Funkyfacecat’s #CBR5 Review #12: Embassytown by China Miéville

Embassytown is at the edge of the “immer”, an outpost of the Bremen empire, and at the border between the Ariekei and the humans on the planet Arieka. It is clearly science fiction, verging towards dystopian science fiction, but it’s also about colonialism, about the alien and the other, and about words and signs and truth and lies and revolutions that change the meaning of all of these. Negotiating between the Ariekei, or Hosts, who are the aliens, and the mostly-human community are the Ambassadors, who we gradually find out are sets of doubled, identical beings who speak “Language” with two voices but one brain, the only form of communication that the aliens, who are alien to the point of not even breathing oxygen–or being physically or mentally capable of lying, of saying that something is not what it is but something else–can understand.

Drifting among the power structures, danger zones and levels of communication in Embassytown, is Avice, a girl who made an unusual contact with the alien race early in her life, and who becomes a Navigator in the “immer,” able to transport vessels in a nebulous, shifting space among the stars and planets that make up the universe. On one planet she finds Scile, a linguist obsessed with the Host alien language and way of communication, and brings him in her wake back to Arieka. Scile’s investigation and idealism happens to coincide with the appearance of an impossible Ambassador from Bremen, and the results are ultimately disturbing and destructive in moral and ethical as well as physical ways.
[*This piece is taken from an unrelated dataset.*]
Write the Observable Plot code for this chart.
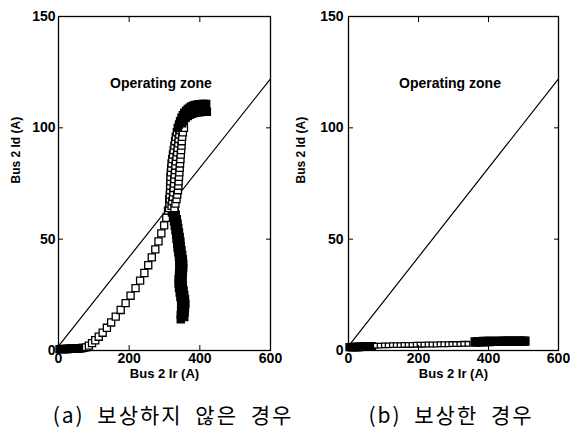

Embassytown is a trippy read. A lot of it makes more sense if you’re familiar with the sign and signified and other Derridean stuff, or if you’re used to reading or watching science fiction in which obscure or made-up words describe technology, environment and aliens. It takes a while to get into, but I was gripped when I finally did. Although the novel is more about ideas than people, there is some relatable emotion and experience, particularly as events unfold, but I found it hard to get a sense of Avice and the other characters as more than ciphers. I admired it and enjoyed it as an intellectual rather than emotional or escapist read, thinking about its allusions and structures (probably because I read it two days before I had to teach it) and I’m sure I missed a lot of what was going on. It’s a dark, weird, thought-provoking novel about big questions, without any easy answers.